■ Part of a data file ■
- - - -
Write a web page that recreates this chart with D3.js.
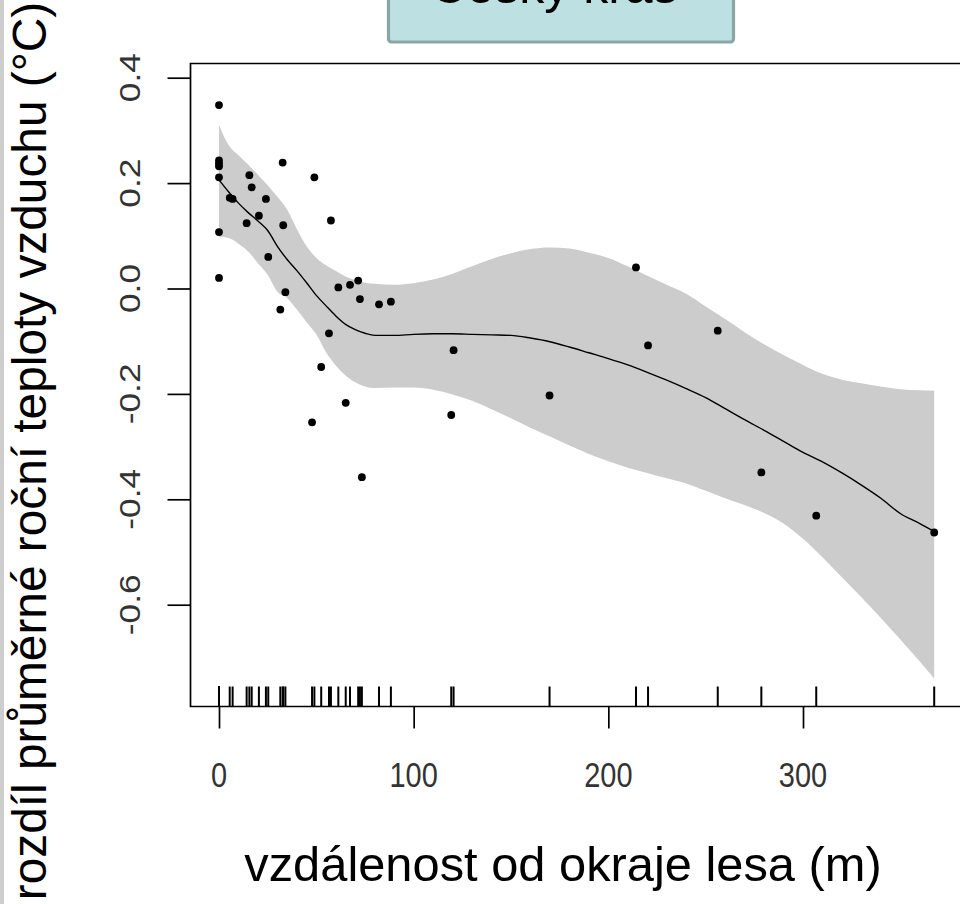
<!DOCTYPE html>
<html><head><meta charset="utf-8">
<script src="https://cdn.jsdelivr.net/npm/d3@7"></script>
<style>html,body{margin:0;padding:0;background:#fff;}svg{display:block;}</style>
</head><body>
<script>
// ---- data ----
const title = "Český kras";
const xLabel = "vzdálenost od okraje lesa (m)";
const yLabel = "rozdíl průměrné roční teploty vzduchu (°C)";
const xTicks = [0, 100, 200, 300];
const yTicks = [-0.6, -0.4, -0.2, 0.0, 0.2, 0.4];
const yTickLabels = ["-0.6", "-0.4", "-0.2", "0.0", "0.2", "0.4"];

const pointX = [0,0,0,0,0,0,0,5.5,7,15.6,16.8,14.2,20.5,24.1,25.3,32.7,33.0,34.1,31.5,49.0,57.5,56.5,61.3,67.3,71.5,72.4,82.2,88.3,52.5,65.1,47.8,73.4,120.5,119.3,169.8,214.2,220.4,256.2,278.6,306.8,367.4];
const pointY = [0.348,0.243,0.237,0.232,0.211,0.107,0.020,0.172,0.170,0.215,0.192,0.124,0.138,0.170,0.060,0.239,0.120,-0.007,-0.040,0.211,0.129,-0.085,0.002,0.007,0.015,-0.020,-0.030,-0.025,-0.149,-0.217,-0.254,-0.358,-0.117,-0.240,-0.203,0.040,-0.108,-0.080,-0.349,-0.431,-0.463];

const fitX = [0,5,10,15,20,25,30,35,40,45,50,55,60,65,70,75,80,90,100,110,120,130,140,150,160,170,180,190,200,210,220,230,240,250,260,270,280,290,300,310,320,330,340,350,360,367.4];
const fitY = [0.206,0.183,0.162,0.144,0.128,0.110,0.080,0.055,0.034,0.011,-0.013,-0.033,-0.052,-0.068,-0.078,-0.085,-0.089,-0.089,-0.087,-0.086,-0.086,-0.087,-0.088,-0.089,-0.094,-0.101,-0.111,-0.122,-0.133,-0.145,-0.159,-0.174,-0.190,-0.207,-0.228,-0.249,-0.269,-0.290,-0.311,-0.329,-0.350,-0.373,-0.398,-0.427,-0.446,-0.461];
const upperY = [0.310,0.272,0.253,0.235,0.216,0.196,0.174,0.150,0.113,0.080,0.058,0.044,0.033,0.023,0.016,0.011,0.009,0.007,0.010,0.017,0.028,0.042,0.056,0.067,0.075,0.078,0.076,0.068,0.058,0.042,0.024,0.007,-0.010,-0.034,-0.058,-0.083,-0.106,-0.126,-0.145,-0.162,-0.173,-0.180,-0.186,-0.191,-0.193,-0.194];
const lowerY = [0.098,0.096,0.085,0.070,0.048,0.026,-0.006,-0.018,-0.040,-0.064,-0.087,-0.121,-0.146,-0.165,-0.178,-0.186,-0.189,-0.188,-0.188,-0.192,-0.201,-0.213,-0.229,-0.246,-0.264,-0.281,-0.298,-0.314,-0.328,-0.340,-0.350,-0.360,-0.370,-0.384,-0.398,-0.411,-0.426,-0.446,-0.475,-0.510,-0.548,-0.586,-0.625,-0.666,-0.708,-0.740];

// ---- layout ----
const W = 960, H = 904;
const box = {left: 190.5, top: 63.5, right: 966, bottom: 706.5};
const x = d3.scaleLinear().domain([0, 300]).range([219, 803]);
const y = d3.scaleLinear().domain([-0.6, 0.4]).range([604.7, 77.7]);

const svg = d3.select("body").append("svg").attr("width", W).attr("height", H);
svg.append("rect").attr("width", W).attr("height", H).attr("fill", "#fff");

// left textured strip
svg.append("rect").attr("x", 0).attr("y", 0).attr("width", 4).attr("height", H).attr("fill", "#cdcdcd");

// band
const band = fitX.map((d, i) => ({x: d, lo: lowerY[i], hi: upperY[i], f: fitY[i]}));
svg.append("path").datum(band)
  .attr("d", d3.area().x(d => x(d.x)).y0(d => y(d.lo)).y1(d => y(d.hi)).curve(d3.curveMonotoneX))
  .attr("fill", "#cccccc");
svg.append("path").datum(band)
  .attr("d", d3.line().x(d => x(d.x)).y(d => y(d.f)).curve(d3.curveMonotoneX))
  .attr("fill", "none").attr("stroke", "#000").attr("stroke-width", 1.4);

// points
const pts = pointX.map((d, i) => ({x: d, y: pointY[i]}));
svg.append("g").selectAll("circle").data(pts).join("circle")
  .attr("cx", d => x(d.x)).attr("cy", d => y(d.y)).attr("r", 3.9).attr("fill", "#000");

// rug
svg.append("g").selectAll("line").data(pointX).join("line")
  .attr("x1", d => x(d)).attr("x2", d => x(d))
  .attr("y1", box.bottom - 20).attr("y2", box.bottom)
  .attr("stroke", "#000").attr("stroke-width", 2);

// box
svg.append("path")
  .attr("d", `M${box.right},${box.top}H${box.left}V${box.bottom}H${box.right}`)
  .attr("fill", "none").attr("stroke", "#000").attr("stroke-width", 1.7);

// axes
const gx = svg.append("g").attr("transform", `translate(0,${box.bottom})`)
  .call(d3.axisBottom(x).tickValues(xTicks).tickSize(22).tickSizeOuter(0).tickFormat(""));
const gy = svg.append("g").attr("transform", `translate(${box.left},0)`)
  .call(d3.axisLeft(y).tickValues(yTicks).tickSize(23).tickSizeOuter(0).tickFormat(""));
[gx, gy].forEach(g => {
  g.select(".domain").remove();
  g.selectAll(".tick line").attr("stroke", "#000").attr("stroke-width", 1.7);
});

const tickFont = "'Liberation Sans', Arial, sans-serif";
const tfs = 29, sy = 1.22;
svg.append("g").selectAll("text").data(xTicks).join("text")
  .attr("transform", d => `translate(${x(d)},${787}) scale(1,${sy})`)
  .attr("text-anchor", "middle").attr("font-family", tickFont).attr("font-size", tfs)
  .attr("fill", "#333").text(d => d);
svg.append("g").selectAll("text").data(yTicks).join("text")
  .attr("transform", (d, i) => `translate(${140},${y(d)}) scale(1,${sy}) rotate(-90)`)
  .attr("text-anchor", "middle").attr("font-family", tickFont).attr("font-size", tfs)
  .attr("fill", "#333").text((d, i) => yTickLabels[i]);

// axis titles
const titleFont = "'Liberation Sans', Arial, sans-serif";
svg.append("text").attr("x", 563).attr("y", 881).attr("text-anchor", "middle")
  .attr("font-family", titleFont).attr("font-size", 48.8).attr("fill", "#000").text(xLabel);
svg.append("text").attr("transform", "translate(46,451) rotate(-90)").attr("text-anchor", "middle")
  .attr("font-family", titleFont).attr("font-size", 47.8).attr("fill", "#000").text(yLabel);

// title box
svg.append("rect").attr("x", 388.5).attr("y", -20).attr("width", 345).attr("height", 62)
  .attr("rx", 3).attr("fill", "#bde0e3").attr("stroke", "#8aa5a6").attr("stroke-width", 3.2);
svg.append("text").attr("x", 554).attr("y", 3).attr("text-anchor", "middle")
  .attr("font-family", titleFont).attr("font-size", 50).attr("fill", "#000").text(title);
</script>
</body></html>
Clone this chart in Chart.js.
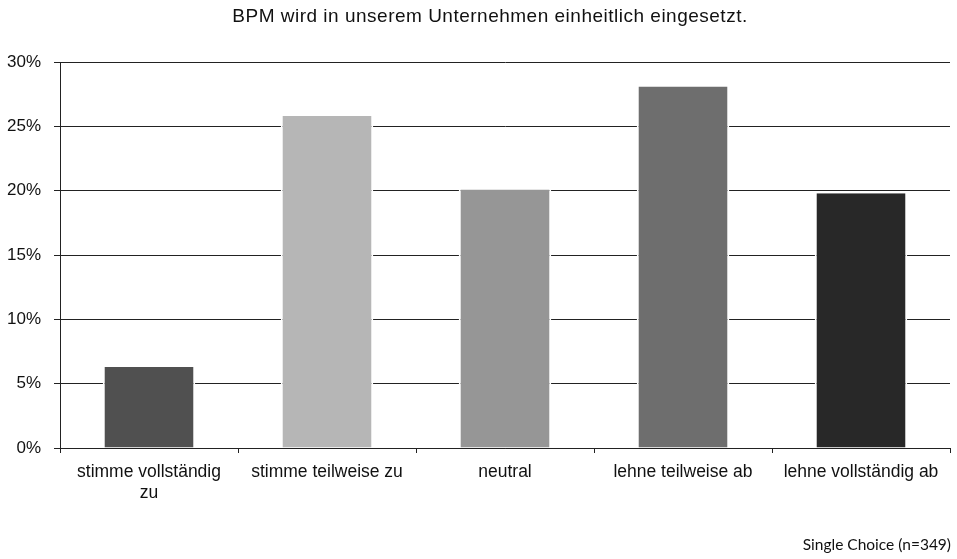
<!DOCTYPE html>
<html>
<head>
<meta charset="utf-8">
<script src="https://cdn.jsdelivr.net/npm/chart.js@4/dist/chart.umd.min.js"></script>
<style>
  html, body { margin: 0; padding: 0; background: #ffffff; }
  #wrap { width: 957px; height: 559px; }
</style>
</head>
<body>
<div id="wrap"><canvas id="c" width="957" height="559"></canvas></div>
<script>
// Answer categories (Likert scale)
const categories = [
  ['stimme vollständig', 'zu'],
  'stimme teilweise zu',
  'neutral',
  'lehne teilweise ab',
  'lehne vollständig ab'
];
// Share of respondents in percent (n = 349)
const shares = [6.3, 25.8, 20.1, 28.1, 19.8];
const barColors = ['#505050', '#b6b6b6', '#969696', '#6e6e6e', '#282828'];
const yTicks = [0, 5, 10, 15, 20, 25, 30];

const titleText = 'BPM wird in unserem Unternehmen einheitlich eingesetzt.';
const footerText = 'Single Choice (n=349)';

// Heading above the plot and the sample note in the lower right corner
const textPlugin = {
  id: 'headingAndNote',
  afterDraw(chart) {
    const ctx = chart.ctx;
    ctx.save();
    ctx.fillStyle = '#111111';
    ctx.textBaseline = 'middle';
    ctx.textAlign = 'center';
    ctx.font = '19px "Liberation Sans", Arial, sans-serif';
    ctx.letterSpacing = '0.5px';
    ctx.fillText(titleText, 490, 17);
    ctx.letterSpacing = '0px';
    ctx.textAlign = 'right';
    ctx.font = '15.5px Lato, "Open Sans", sans-serif';
    ctx.fillText(footerText, 951, 545);
    ctx.restore();
  }
};

new Chart(document.getElementById('c'), {
  type: 'bar',
  data: {
    labels: categories,
    datasets: [{
      data: shares,
      backgroundColor: barColors,
      borderColor: '#ffffff',
      borderWidth: { left: 2, right: 2, top: 0, bottom: 0 },
      borderSkipped: false,
      barPercentage: 0.52,
      categoryPercentage: 1.0
    }]
  },
  options: {
    responsive: false,
    animation: false,
    layout: { padding: { left: 0, right: 7, top: 62, bottom: 0 } },
    plugins: {
      legend: { display: false },
      tooltip: { enabled: false },
      title: { display: false }
    },
    scales: {
      x: {
        grid: {
          offset: true,
          drawOnChartArea: false,
          drawTicks: true,
          tickLength: 5,
          color: '#222222'
        },
        border: { display: true, color: '#222222', width: 1 },
        ticks: {
          color: '#111111',
          font: { family: '"Liberation Sans", Arial, sans-serif', size: 17.5, lineHeight: 1.2 },
          padding: 9,
          maxRotation: 0,
          autoSkip: false
        },
        afterFit(scale) { scale.height = 111; }
      },
      y: {
        min: 0,
        max: 30,
        afterBuildTicks(scale) { scale.ticks = yTicks.map(v => ({ value: v })); },
        grid: {
          color: '#222222',
          lineWidth: 1,
          drawTicks: true,
          tickLength: 6
        },
        border: { display: true, color: '#222222', width: 1 },
        ticks: {
          color: '#111111',
          font: { family: '"Liberation Sans", Arial, sans-serif', size: 17 },
          padding: 13,
          callback: v => v + '%'
        },
        afterFit(scale) { scale.width = 60; }
      }
    }
  },
  plugins: [textPlugin]
});
</script>
</body>
</html>
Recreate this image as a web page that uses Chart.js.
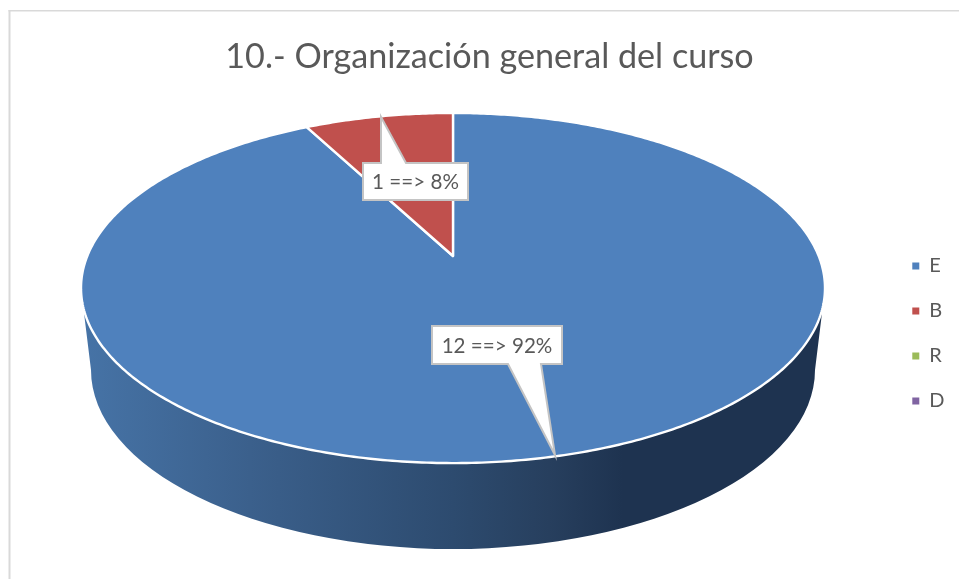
- - - -
■ To do ■
Copy all lines from the data that hold the word "page".

■ Task answer ■
Write a web page that recreates this chart with D3.js.
Recreate this image as a web page that uses Chart.js.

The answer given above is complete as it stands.